In a fourth aspect, a method for determining the positions of first and second zones of crosstalk compensation in a jack is disclosed. The method is directed to a jack in which the first and second zones of crosstalk compensation are adapted to compensate for undesired crosstalk caused by an undesired capacitive coupling located at a plug inserted within the jack, the first zone of crosstalk compensation including a first capacitive coupling positioned a first time delay away from the undesired capacitive coupling of the plug, the first capacitive coupling having a greater magnitude and an opposite polarity as compared to the undesired capacitive coupling of the plug, the second zone of crosstalk compensation including a second capacitive coupling having two capacitive elements positioned, on average, a second time delay away from the first capacitive coupling, the second capacitive coupling having generally the same magnitude but an opposite polarity as compared to the first capacitive coupling. The method includes positioning the first and second capacitive couplings in initial positions in which the first and second time delays are generally equal to one another. The method also includes adjusting the position of the second capacitive coupling from the initial position to an adjusted position to provide improved near end crosstalk compensation. The method further includes adjusting the position of the first and second capacitive elements to different lengths to provide improved far end crosstalk compensation while maintaining the adjusted position of the second capacitive coupling as the average position of the first and second capacitive elements.
In a fifth aspect, a method of designing a crosstalk compensation system for a telecommunications jack is disclosed. The method includes positioning a first zone of crosstalk compensation across at least a first wire pair and a second wire pair on a circuit board within a telecommunications jack, the first zone of crosstalk compensation placed at a first distance from contact springs associated with the first wire pair and the second wire pair. The method also includes positioning a second zone of crosstalk compensation across the at least first and second wire pairs at a second distance from the first zone of crosstalk compensation, the second zone of crosstalk compensation including a first capacitive coupling and a second capacitive coupling. The method further includes altering the position of the capacitive couplings to establish a distance between the first capacitive coupling and the second capacitive coupling while maintaining the second distance as an average distance from the first zone of crosstalk compensation. Using the method disclosed, altering the position of the capacitive couplings provides improved far end crosstalk compensation.
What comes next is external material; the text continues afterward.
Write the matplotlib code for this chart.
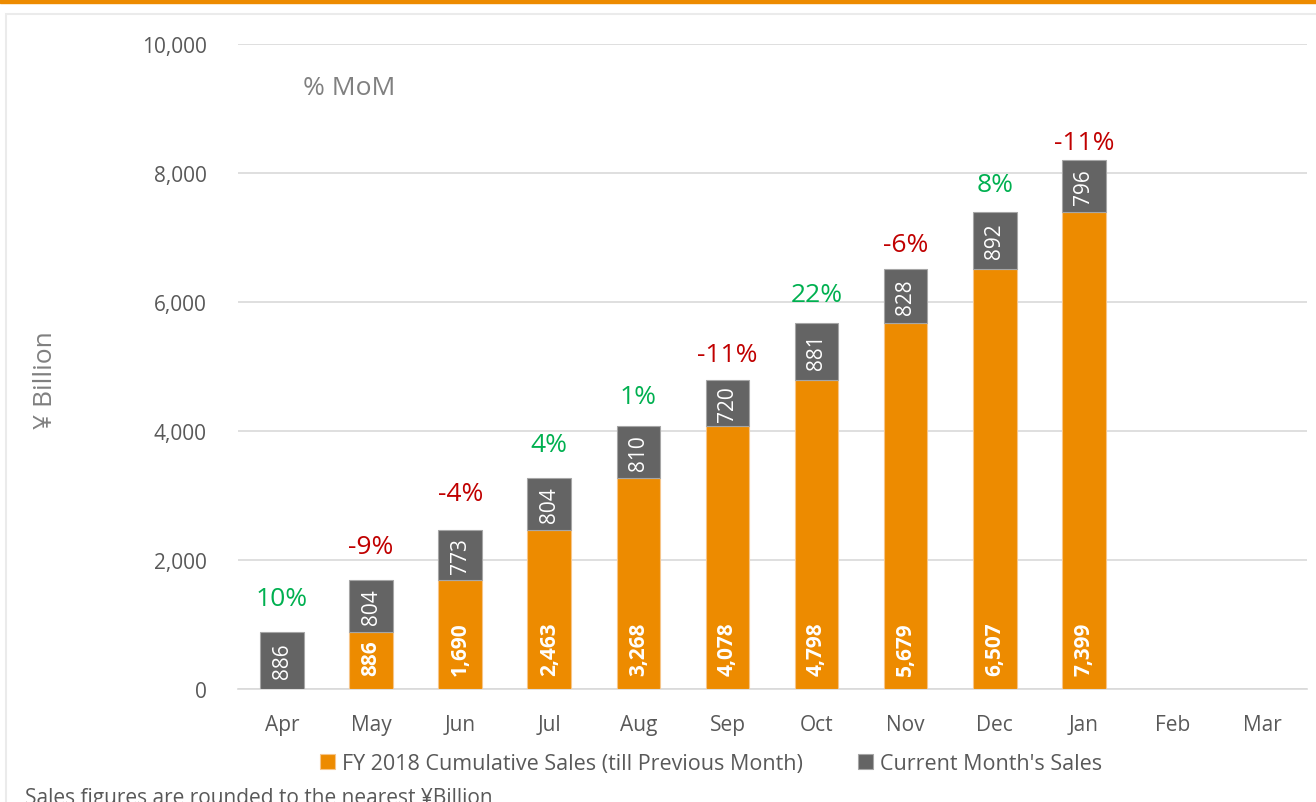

Various embodiments of the present disclosure will be described in detail with reference to the drawings, wherein like reference numerals represent like parts and assemblies throughout the several views. Additionally, any examples set forth in this specification are not intended to be limiting and merely set forth some of the many possible embodiments for how aspects of the disclosure may be practiced.
In general, the present disclosure relates to methods and systems for improving far end crosstalk compensation without adversely affecting near end crosstalk compensation within a telecommunications jack. The present disclosure generally describes crosstalk compensation schemes in which near end and far end crosstalk are accounted for and compensated against. In certain aspects, the crosstalk compensation is achieved by use of at least two stages of capacitive compensation, in which the second stage is placed at an average time delay from the first stage such that near end crosstalk is optimized. The second stage has at least two capacitive elements spaced at different time delays from the first capacitive coupling to optimize far end crosstalk.
The present disclosure also relates to methods and systems for compensating for alien crosstalk in a telecommunications jack. The present disclosure describes crosstalk compensation schemes in which alien crosstalk is compensated against, such as by selecting imbalanced capacitive arrangements across wire pairs to reduce the overall crosstalk experienced in a system, despite the potential for imbalanced compensation between wire pairs within a single jack.
In use, wires are electrically connected to the contact springs CS1-CS8 by inserting the wires between pairs of the insulation displacement connector blades IDC1-IDC8. When the wires are inserted between pairs of the insulation displacement connector blades IDC1-IDC8, the blades cut through the insulation of the wires and make electrical contact with the center conductors of the wires. In this way, the insulation displacement connector blades IDC1-IDC8, which are electrically connected to the contact springs CS1-CS8 by the tracks on the circuit board, provide an efficient means for electrically connecting a twisted pair of wires to the contact springs CS1-CS8 of the jack 120.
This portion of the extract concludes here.